ProfDP: A Novel Differential, Data-centric Profiler tyat Guides Data Placement in Heterogeneous Memory Systems (under support of NSF 1618620)
New memory technologies, such as non-volatile memory and stacked memory, have reformed the memory hierarchies in modern and emerging computer architectures. It becomes common to see memories of different types integrated into the same system, as known as heterogeneous memory. Typically, a heterogeneous memory system consists of a small fast component and a large slow component. This encourages new style of data processing and exposes developers with a new problem: given two memory types, how shall we redesign applications to benefit from this memory arrangement and decide on the efficient data placement?
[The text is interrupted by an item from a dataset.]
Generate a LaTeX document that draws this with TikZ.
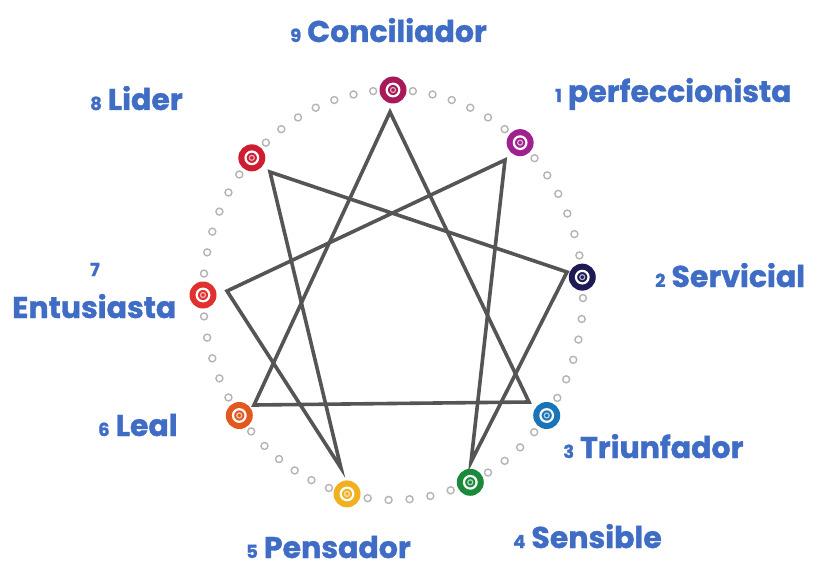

Existing methods perform detailed memory access pattern analysis to guide data placement. However, these methods are heavyweight and ignore the interactions between software and hardware.
To address these issues, we develop ProfDP, a lightweight profiler that employs differential data-centric analysis to provide intuitive guidance for data placement in heterogeneous memory. Evaluated with a number of parallel benchmarks running on a state-of-the-art emulator and a real machine with heterogeneous memory, we show that ProfDP is able to guide nearly-optimal data placement to maximize performance with minimum programming efforts.
Unique Features in ProfDP
Lightweight: There is no heavyweight instrumentation required to memory operations.
Accurate: ProfDP directly uses measurement instead of pattern analysis to guide data placement.
Informative: ProfDP performs data-centric analysis, which guides the placement of data objects on a high level.
ProfDP uses two techniques: (1) Performance monitoring units (PMU) available in modern CPU processors and (2) differential analysis across multiple runs. ProfDP uses address sampling in PMUs to compute a new metric --- the average memory latency (in CPU cycles) per sampled memory load operation. On the system with heterogeneous memory, ProfDP first runs the program with all data in the fast memory and then runs it with all data in the slow memory. By comparing the two profiles (called differential analysis), ProfDP can identify which code is more sensitive to fast memory. Furthermore, ProfDP associate this metric with data objects (static or heap data) via the data-centric profiling. ProfDP can also tell which data objects are more sensitive to fast/slow memory. ProfDP then only recommend to place the sensitive data objects to the fast memory.
[Source Code] https://github.com/HPCToolkit/hpctoolkit/tree/hpctoolkit-datacentric
ProfDP is built atop HPCToolkit. It is currently in a branch of HPCToolkit, which will be integrated into the trunk soon.
"ProfDP: A Lightweight Profiler to Guide Data Placement in Heterogeneous Memory Systems", Shasha Wen, Lucy Cherkasova, Felix Xiaozhu Lin, Xu Liu, The 32nd ACM International Conference on Supercomputing, Jun 12-15th, 2018, Beijing China. Acceptance ratio: 18.7% (36/193).